My doctor asked me how many drinks I have each week. Who keeps track of that? I said I was an alcoholic, not a mathematician.
A brightly-colored van drives slowly down our street. Kids gather excitedly. It is the Edible Arrangements truck. We are all betrayed.
Dance like no one’s watching & cook like someone else is cleaning up that shit.
I dress like a murderer when I walk through the sketchy park outside my dorm so murderers will be like “Oh she’s cool she’s one of us.”
If I can’t pronounce your name after meeting you, you will from that point forward be addressed as “bro.”
My teacher told me not to worry about spelling because in the future there will be autocorrect and for that I am eternally grapefruit.
My father was so strict that when he raised his voice, even the neighbors brushed their teeth and went to bed.
I stuffed my mom last night. I know you’re thinking I have an Oedipus complex and that’s gross but jokes on you I’m a taxidermist
Me: Please can you get my iPad in the lounge?
5yr: I think you should poo without it. I just play with my fingers and sing and stuff…

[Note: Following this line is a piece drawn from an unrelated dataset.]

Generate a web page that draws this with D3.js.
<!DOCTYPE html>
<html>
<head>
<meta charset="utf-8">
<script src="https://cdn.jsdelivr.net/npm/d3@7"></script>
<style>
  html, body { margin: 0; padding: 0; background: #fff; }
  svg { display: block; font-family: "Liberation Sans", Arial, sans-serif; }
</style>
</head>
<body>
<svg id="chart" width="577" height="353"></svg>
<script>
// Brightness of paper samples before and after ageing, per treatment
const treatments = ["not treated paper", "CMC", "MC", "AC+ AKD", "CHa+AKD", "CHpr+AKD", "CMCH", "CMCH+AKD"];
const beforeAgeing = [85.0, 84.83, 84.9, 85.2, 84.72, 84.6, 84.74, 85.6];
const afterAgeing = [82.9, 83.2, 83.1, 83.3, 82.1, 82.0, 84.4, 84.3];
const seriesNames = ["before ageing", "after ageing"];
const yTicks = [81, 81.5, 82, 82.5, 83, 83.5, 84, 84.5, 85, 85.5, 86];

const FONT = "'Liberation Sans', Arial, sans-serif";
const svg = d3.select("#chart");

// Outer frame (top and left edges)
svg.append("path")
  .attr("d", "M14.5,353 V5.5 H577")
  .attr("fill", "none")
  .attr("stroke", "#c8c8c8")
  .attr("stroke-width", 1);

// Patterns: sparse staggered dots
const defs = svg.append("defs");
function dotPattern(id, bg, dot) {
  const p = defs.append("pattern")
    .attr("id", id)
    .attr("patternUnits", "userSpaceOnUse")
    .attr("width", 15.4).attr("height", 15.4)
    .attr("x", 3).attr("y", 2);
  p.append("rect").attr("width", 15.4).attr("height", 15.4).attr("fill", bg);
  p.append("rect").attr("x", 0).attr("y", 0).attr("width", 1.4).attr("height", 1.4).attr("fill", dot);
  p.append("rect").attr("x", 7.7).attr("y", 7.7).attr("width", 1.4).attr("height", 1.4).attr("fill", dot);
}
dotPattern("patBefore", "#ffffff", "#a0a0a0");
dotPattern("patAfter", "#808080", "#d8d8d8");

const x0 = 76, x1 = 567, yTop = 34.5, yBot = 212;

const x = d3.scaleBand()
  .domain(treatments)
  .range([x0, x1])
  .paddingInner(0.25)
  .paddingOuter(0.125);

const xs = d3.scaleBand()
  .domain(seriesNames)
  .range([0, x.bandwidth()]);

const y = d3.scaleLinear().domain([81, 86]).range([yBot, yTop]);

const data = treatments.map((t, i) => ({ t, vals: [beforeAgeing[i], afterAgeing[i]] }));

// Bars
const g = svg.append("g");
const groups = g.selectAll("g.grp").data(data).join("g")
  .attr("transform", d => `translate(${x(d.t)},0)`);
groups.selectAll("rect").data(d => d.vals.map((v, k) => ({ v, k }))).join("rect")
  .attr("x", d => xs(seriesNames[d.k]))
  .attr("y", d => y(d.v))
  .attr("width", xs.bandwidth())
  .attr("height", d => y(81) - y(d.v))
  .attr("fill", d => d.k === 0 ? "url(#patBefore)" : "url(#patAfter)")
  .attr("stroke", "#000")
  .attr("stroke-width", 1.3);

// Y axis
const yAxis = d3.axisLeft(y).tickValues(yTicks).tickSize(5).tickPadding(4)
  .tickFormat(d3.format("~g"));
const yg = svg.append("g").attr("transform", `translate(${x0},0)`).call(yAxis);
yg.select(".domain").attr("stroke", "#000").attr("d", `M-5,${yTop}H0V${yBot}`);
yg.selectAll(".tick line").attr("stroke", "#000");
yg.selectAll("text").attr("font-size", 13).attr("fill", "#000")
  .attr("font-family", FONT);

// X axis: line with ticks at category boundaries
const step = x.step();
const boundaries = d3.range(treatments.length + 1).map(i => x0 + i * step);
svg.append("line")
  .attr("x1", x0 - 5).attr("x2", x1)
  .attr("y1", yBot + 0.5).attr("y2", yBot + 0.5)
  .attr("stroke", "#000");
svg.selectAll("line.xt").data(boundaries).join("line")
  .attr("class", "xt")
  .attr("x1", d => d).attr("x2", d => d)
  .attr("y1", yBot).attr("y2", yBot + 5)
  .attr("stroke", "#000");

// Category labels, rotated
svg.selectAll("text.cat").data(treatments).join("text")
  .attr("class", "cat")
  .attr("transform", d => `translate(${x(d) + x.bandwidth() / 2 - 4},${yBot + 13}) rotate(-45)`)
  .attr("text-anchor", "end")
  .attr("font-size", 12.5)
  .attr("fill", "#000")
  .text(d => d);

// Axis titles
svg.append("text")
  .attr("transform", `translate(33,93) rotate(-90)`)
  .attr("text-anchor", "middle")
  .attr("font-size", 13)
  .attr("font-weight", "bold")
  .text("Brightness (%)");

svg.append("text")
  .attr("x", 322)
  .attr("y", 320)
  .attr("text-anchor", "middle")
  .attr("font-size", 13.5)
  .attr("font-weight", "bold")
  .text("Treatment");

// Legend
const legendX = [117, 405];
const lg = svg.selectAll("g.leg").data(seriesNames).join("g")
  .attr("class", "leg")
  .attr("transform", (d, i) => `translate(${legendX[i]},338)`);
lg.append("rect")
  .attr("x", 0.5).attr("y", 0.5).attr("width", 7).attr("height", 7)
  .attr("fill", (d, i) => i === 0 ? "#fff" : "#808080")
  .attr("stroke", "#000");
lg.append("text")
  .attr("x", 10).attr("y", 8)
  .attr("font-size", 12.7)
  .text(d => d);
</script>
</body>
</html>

Every year, my childless (by choice) brother tries to find the most annoying toy on the planet to send to my kids for Christmas. So this year for his gift, I’m sending the kids for a visit and to keep them entertained, I’m sending all the toys, too.
Me:Everything you know about me is a lie.Coworker:So you didnt dance naked in the fountain at the mall?Me: Everything other than that.
Mark Zuckerberg came up with the idea for Facebook when he was at a party & a racist uncle wrote a bible quote on a painting then poked him
Is your ice cube tray listening to your family’s conversations? Find out next week on No! It’s! Not!
Amazon Prime would be a good title for a Wonder Woman movie.
It’s going to be super weird when all this shit is over and your boss is trying to get you to be all serious in some stupid meeting.
I just survived the apocalypse Carl, I don’t give a shit about forecasting
I wish people would stop holding back and use social media to tell us how they really feel
Perhaps you could be persuaded to look the other way, Officer.
I hate when I’m in a room with 3 other people, & I have to shove the entire kit kat in my mouth.